There is another aspect to this relationship that has gone mainly unexplored: Whether or not Netanyahu has actually been bluffing the whole time. There are a couple of plausible reasons to think that he is: For one, he is not, as I point out in my Bloomberg View column this week, a trigger-happy prime minister. If Israel today were in the hands of one of his predecessors, we'd be watching a full-scale war going on in Gaza right now, on account of the many dozens of Islamic Jihad rockets fired at Israeli cities in the past three days.
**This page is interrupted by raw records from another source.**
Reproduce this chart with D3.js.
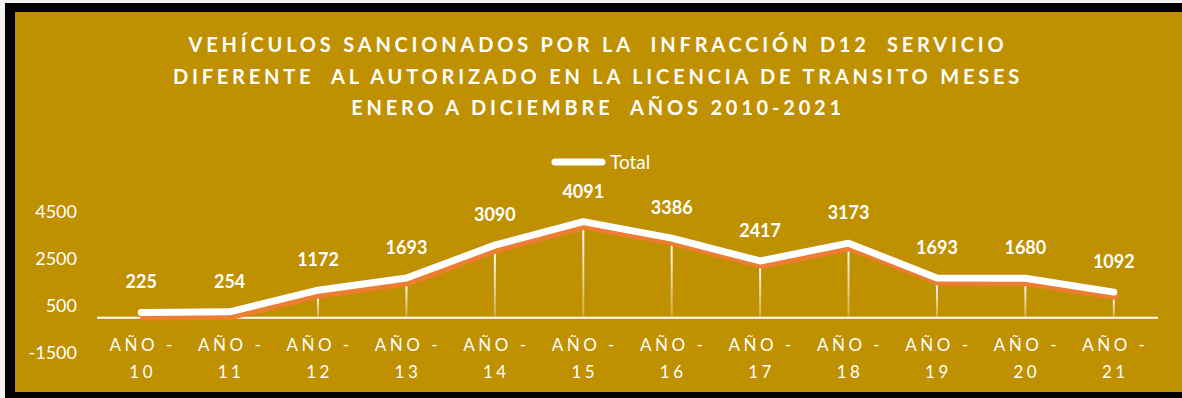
<!DOCTYPE html>
<html>
<head>
<meta charset="utf-8">
<script src="https://cdn.jsdelivr.net/npm/d3@7"></script>
<style>
  html, body { margin: 0; padding: 0; background: #f2f2f2; }
  svg { display: block; }
  text { font-family: Lato, "Open Sans", sans-serif; fill: #ffffff; }
</style>
</head>
<body>
<svg id="chart" width="1182" height="398"></svg>
<script>
// Annual totals of vehicles sanctioned (infraction D12)
const categories = ["AÑO - 10", "AÑO - 11", "AÑO - 12", "AÑO - 13", "AÑO - 14", "AÑO - 15",
                    "AÑO - 16", "AÑO - 17", "AÑO - 18", "AÑO - 19", "AÑO - 20", "AÑO - 21"];
const totals = [225, 254, 1172, 1693, 3090, 4091, 3386, 2417, 3173, 1693, 1680, 1092];
const yTicks = [-1500, 500, 2500, 4500];
const titleLines = [
  "VEHÍCULOS SANCIONADOS POR LA  INFRACCIÓN D12  SERVICIO",
  "DIFERENTE  AL AUTORIZADO EN LA LICENCIA DE TRANSITO MESES",
  "ENERO A DICIEMBRE  AÑOS 2010-2021"
];
const seriesName = "Total";

const svg = d3.select("#chart");
const W = 1182, H = 398;

// frame and background
svg.append("rect").attr("x", 5).attr("y", 3).attr("width", W - 5).attr("height", H - 3).attr("fill", "#000");
svg.append("rect").attr("x", 15).attr("y", 12).attr("width", W - 15).attr("height", 380).attr("fill", "#BF9000");

// scales
const x = d3.scaleBand().domain(categories).range([97, 1158]);
const y = d3.scaleLinear().domain([-1500, 4500]).range([353, 212]);
const cx = d => x(d) + x.bandwidth() / 2;

// title
const title = svg.append("text")
  .attr("text-anchor", "middle")
  .style("font-weight", "bold")
  .style("font-size", "20px")
  .style("letter-spacing", "3.8px")
  .style("white-space", "pre");
titleLines.forEach((t, i) => {
  title.append("tspan").attr("x", 598).attr("y", 52 + i * 31.5).text(t);
});

// legend
const lg = svg.append("g");
lg.append("line").attr("x1", 555).attr("x2", 602).attr("y1", 162).attr("y2", 162)
  .attr("stroke", "#fff").attr("stroke-width", 7).attr("stroke-linecap", "round");
lg.append("text").attr("x", 610).attr("y", 162).attr("dy", "0.35em")
  .style("font-size", "19px").text(seriesName);

// y axis labels
const yAxis = d3.axisLeft(y).tickValues(yTicks).tickSize(0).tickPadding(0).tickFormat(d => String(d));
const ya = svg.append("g").attr("transform", "translate(77,0)").call(yAxis);
ya.select(".domain").remove();
ya.selectAll("text").style("font-size", "18px").style("font-family", "Lato, sans-serif").attr("fill", "#fff");

// category axis line
svg.append("line").attr("x1", 97).attr("x2", 1158).attr("y1", y(0)).attr("y2", y(0))
  .attr("stroke", "#fff").attr("stroke-width", 2);

// category labels (two lines)
const xl = svg.append("g").selectAll("text").data(categories).join("text")
  .attr("text-anchor", "middle")
  .style("font-size", "17px")
  .style("letter-spacing", "3.5px");
xl.append("tspan").attr("x", d => cx(d) + 1.5).attr("y", 351).text(d => d.split(" - ")[0] + " -");
xl.append("tspan").attr("x", d => cx(d) + 1.5).attr("y", 378).text(d => d.split(" - ")[1]);

// depth offset of the ribbon's front face
const dx = 2, dy = 5;

// drop lines
const grad = svg.append("defs").append("linearGradient").attr("id", "dropFade")
  .attr("x1", 0).attr("x2", 0).attr("y1", 0).attr("y2", 1);
grad.append("stop").attr("offset", "0%").attr("stop-color", "#fff").attr("stop-opacity", 1);
grad.append("stop").attr("offset", "100%").attr("stop-color", "#fff").attr("stop-opacity", 0.25);

svg.append("g").selectAll("rect").data(categories).join("rect")
  .attr("x", d => cx(d) - 1)
  .attr("width", 2)
  .attr("y", (d, i) => y(totals[i]) + dy)
  .attr("height", (d, i) => Math.max(0, y(0) - y(totals[i]) - dy))
  .attr("fill", "url(#dropFade)");

const line = d3.line().x((v, i) => cx(categories[i])).y(v => y(v));

// front face (orange)
svg.append("path").datum(totals)
  .attr("transform", `translate(${dx},${dy})`)
  .attr("d", line).attr("fill", "none")
  .attr("stroke", "#ED7D31").attr("stroke-width", 6)
  .attr("stroke-linejoin", "round").attr("stroke-linecap", "round");

// top face (white)
svg.append("path").datum(totals)
  .attr("d", line).attr("fill", "none")
  .attr("stroke", "#fff").attr("stroke-width", 7)
  .attr("stroke-linejoin", "round").attr("stroke-linecap", "round");

// data labels
svg.append("g").selectAll("text").data(totals).join("text")
  .attr("x", (v, i) => cx(categories[i]))
  .attr("y", v => y(v) - 24)
  .attr("text-anchor", "middle")
  .style("font-weight", "bold")
  .style("font-size", "18px")
  .text(v => v);
</script>
</body>
</html>
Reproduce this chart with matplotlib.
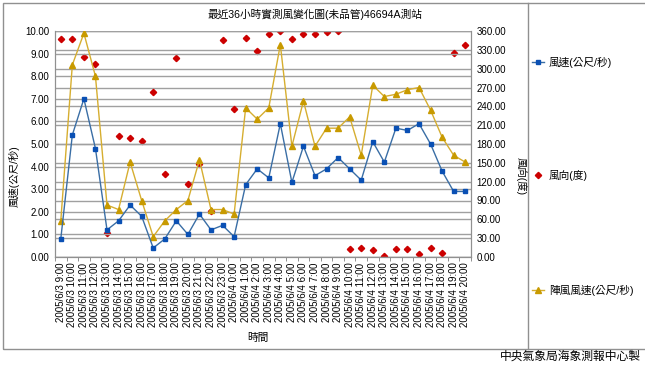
import matplotlib
matplotlib.use("Agg")
import matplotlib.pyplot as plt
import numpy as np

plt.rcParams['font.family'] = ['Liberation Sans', 'Noto Sans CJK TC', 'DejaVu Sans']

times = ["2005/6/3 %d:00" % h for h in range(9, 24)] + ["2005/6/4 %d:00" % h for h in range(0, 21)]

wind_speed = [0.8, 5.4, 7.0, 4.8, 1.2, 1.6, 2.3, 1.8, 0.4, 0.8, 1.6, 1.0, 1.9, 1.2, 1.4, 0.9,
              3.2, 3.9, 3.5, 5.9, 3.3, 4.9, 3.6, 3.9, 4.4, 3.9, 3.4, 5.1, 4.2, 5.7, 5.6, 5.9,
              5.0, 3.8, 2.9, 2.9]
gust_speed = [1.6, 8.5, 9.9, 8.0, 2.3, 2.1, 4.2, 2.5, 0.9, 1.6, 2.1, 2.5, 4.3, 2.1, 2.1, 1.9,
              6.6, 6.1, 6.6, 9.4, 4.9, 6.9, 4.9, 5.7, 5.7, 6.2, 4.5, 7.6, 7.1, 7.2, 7.4, 7.5,
              6.5, 5.3, 4.5, 4.2]
wind_dir = [347, 348, 319, 307, 39, 193, 189, 185, 263, 133, 317, 117, 148, 74, 346, 236,
            349, 328, 355, 360, 347, 355, 355, 359, 360, 12, 15, 11, 1, 12, 12, 4,
            15, 7, 325, 338]

title = "最近36小時實測風變化圖(未品管)46694A測站"
left_label = "風速(公尺/秒)"
right_label = "風向(度)"
x_label = "時間"
footer = "中央氣象局海象測報中心製"
legend_labels = ["風速(公尺/秒)", "風向(度)", "陣風風速(公尺/秒)"]

fig = plt.figure(figsize=(6.45, 3.8), dpi=100)
# outer border
fig.patches.append(plt.Rectangle((3/645, 1-349/380), (660-3)/645, (349-3)/380, transform=fig.transFigure,
                                 fill=False, edgecolor='#909090', lw=1.0))
fig.lines.append(plt.Line2D([528/645, 528/645], [1-349/380, 1-3/380], transform=fig.transFigure,
                            color='#909090', lw=1.0))

ax = fig.add_axes([55/645, 1-257/380, (471-55)/645, (257-31)/380])
ax2 = ax.twinx()
x = np.arange(len(times))

gl = '#a0a0a0'
for v in np.arange(0, 10.01, 1):
    ax.axhline(v, color=gl, lw=1.0, zorder=0)
for v in np.arange(0, 361, 30):
    ax2.axhline(v, color=gl, lw=1.0, zorder=0)

l1, = ax.plot(x, wind_speed, color='#3a6ea5', lw=1.0, marker='s', ms=3.5,
              mfc='#0a50b4', mec='#0a50b4', zorder=4)
l3, = ax.plot(x, gust_speed, color='#d6ae30', lw=1.0, marker='^', ms=5,
              mfc='#c89a00', mec='#c89a00', zorder=3)
l2, = ax2.plot(x, wind_dir, ls='none', marker='D', ms=3.2, mfc='#cc0000', mec='#cc0000', zorder=5)

ax.set_xlim(-0.5, len(times) - 0.5)
ax.set_ylim(0, 10)
ax2.set_ylim(0, 360)
ax.set_yticks(np.arange(0, 10.01, 1))
ax.set_yticklabels(["%.2f" % v for v in np.arange(0, 10.01, 1)], fontsize=7)
ax2.set_yticks(np.arange(0, 361, 30))
ax2.set_yticklabels(["%.2f" % v for v in np.arange(0, 361, 30)], fontsize=7)
ax.set_xticks(x)
ax.set_xticklabels(times, rotation=90, fontsize=7)
ax.set_xticks(np.arange(-0.5, len(times), 1), minor=True)
ax.tick_params(axis='x', which='major', length=0, pad=4)
ax.tick_params(axis='x', which='minor', length=3, color='#808080', direction='out')
ax.tick_params(axis='y', length=0, pad=4)
ax2.tick_params(axis='y', length=0, pad=4)

for a in (ax, ax2):
    a.spines['top'].set_visible(False)
    for s in ('left', 'right', 'bottom'):
        a.spines[s].set_color('#909090')
ax.set_zorder(ax2.get_zorder() + 1)
ax.patch.set_visible(False)

fig.text(315/645, 1-14/380, title, ha='center', va='center', fontsize=7.7)
fig.text(14/645, 1-176/380, left_label, rotation=90, ha='center', va='center', fontsize=7.5)
fig.text(521/645, 1-176/380, right_label, rotation=-90, ha='center', va='center', fontsize=7.5)
fig.text(258/645, 1-338/380, x_label, ha='center', va='center', fontsize=7.7)
fig.text(641/645, 1-357/380, footer, ha='right', va='center', fontsize=8.5)

# legend entries
ly = [62, 175, 290]
handles = [l1, l2, l3]
for y, h, lab in zip(ly, handles, legend_labels):
    yf = 1 - y/380
    if h is not l2:
        fig.lines.append(plt.Line2D([532/645, 544/645], [yf, yf], transform=fig.transFigure,
                                    color=h.get_color(), lw=1.0))
    fig.lines.append(plt.Line2D([538/645], [yf], transform=fig.transFigure, ls='none',
                                marker=h.get_marker(), ms=h.get_markersize(),
                                mfc=h.get_markerfacecolor(), mec=h.get_markeredgecolor()))
    fig.text(549/645, yf, lab, ha='left', va='center', fontsize=7.7)

fig.savefig("out.png", dpi=100)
But Netanyahu is better than most prime ministers at staying his hand (and he is aided, of course, by the partially-American-funded Iron Dome anti-missile system, which is providing cover to Israeli civilians and which ameliorates, to some degree, the feelings of desperation among the million or so Israelis in rocket range).
Another reason to think that Netanyahu is bluffing is that he values the America-Israel relationship above all other of Israel's strategic assets (barring, perhaps, the one with origins in Dimona), and that he understands that he would risk rupturing that relationship by launching a unilateral strike.
For many reasons, I tend to doubt that Netanyahu is bluffing. For one, he'd have to be the best bluffer in the world (a bluffer of this magnitude would have made Sheldon Adelson a poor man a long time ago) to maintain this level of urgency on Iran over such a long period of time. I also think he's probably not bluffing because he is evidently quite sincere in speaking about the world-historical consequences of an Iranian bomb to the future of Israel and the Jewish people. But put it this way: If he has been bluffing the whole time (even in concert with good-cop Obama), it's been a bluff that has so far worked magnificently well.